Dr Price was also an ardent Welsh nationalist, one of Britain's youngest ever fellows of the Royal College of Surgeons, an early proponent of co-operative health care, a prominent Chartist, and in his latter years, an eccentric figure of fun.

Outlandish

Dr William Price
Image caption,

Dr William Price was an eccentric character and social pioneer

Born in Rudry, near Caerphilly in 1800 to a schizophrenic priest and an uneducated maid, Price could not speak or read a word of English by the time he started school aged 10.

But in three years of education, he had not only learnt a new language, he'd also passed all his exams and secured an apprenticeship with a local doctor.

Five years later, despite minimal family support, he moved to Whitechapel to study at The Royal London Hospital, becoming a qualified surgeon in 1821.

Returning to practice in Wales, Dr Price soon gained notoriety, both for the quality of his work, and the outlandish nature of some of his beliefs.

'Revolutionary idea'

Dean Powell's biography, Eccentric, charts Dr Price's courageous and sometimes calamitous life.

"He must have been a seriously good doctor, as pretty much everyone in the valleys, from coal and iron barons to their labourers wanted to be treated by him.

"And Dr Price would only charge according to his patients' ability to pay; no-one was ever turned away.

"He set up a co-operative health system in Pontypridd, free at the point of need, which was a revolutionary idea at the time.

"He was also one of the first doctors to advocate non-smoking, exercise and vegetarianism."

"His social, religious and political beliefs were equally radical for the time, he was a devout Welsh nationalist, neo-druid and Chartist, all of which would cause him problems in his later life."

Influenced by the neo-druid Iolo Morganwg, throughout the 1820s and 30s Dr Price would become increasingly fascinated with reviving the ancient Celtic religion.

But while this expression of his Welsh identity was tolerated, and even encouraged by the ruling elite, it was a very different story when it came to his other cause, Chartism, and he spent two years in exile in France, during which time his druidic beliefs grew even more peculiar.

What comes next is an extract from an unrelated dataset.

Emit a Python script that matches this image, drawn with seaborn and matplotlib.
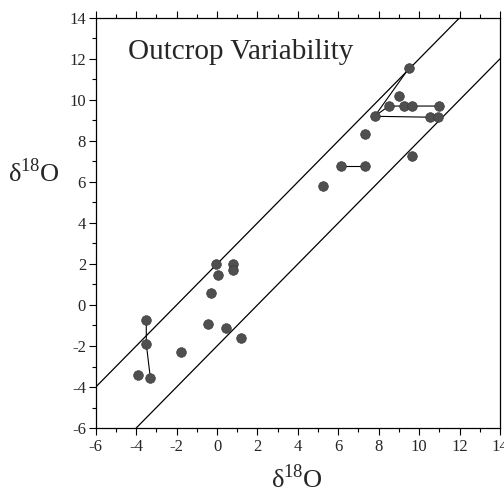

After seeing a Greek sculpture in the Louvre in Paris, Dr Price became convinced that it depicted an ancient Welsh druid praying to the moon, and that the inscription foretold of a leader who'd come to lead the Welsh people into a new age of enlightenment.

Fox skin head-dresses

Returning to Wales, he took to wearing garish red and emerald outfits with fox skin head-dresses, and carrying a staff bearing words in a language he'd made up; which he argued only true druids would be able to understand.

He also denounced marriage, which he said enslaved women, and fathered numerous children with at least two women.

Dr Price returned to his idea of a museum of druidic life in 1855, commissioning The Round Houses as a grand entrance.

However Dr Price soon fell out with landowner Benjamin Hall - possibly owing to a fling between Price and Hall's wife, Llanover - and the venture collapsed.

Price was once again forced to flee to France, in order to avoid creditors.

From there he wrote increasingly random works, proclaiming himself to be Lord of The Southern Welsh, and citing supposedly ancient Chinese texts which he claimed proved Greek epic poet Homer built Caerphilly Castle and was born in nearby Y Fan.

All this was still over 20 years before he came to global prominence for his victory in the cremation test case.

Dr Price died drinking a glass of champagne, just before his 93rd birthday, in January 1893.

According to his wishes, he was cremated in an iron coffin on top of two tons of coal.

His statue stands in Llantrisant, where he lived from 1866, but perhaps the biggest tribute to him is Wales' first crematorium in Glyntaff, just a stone's throw from his Round Houses.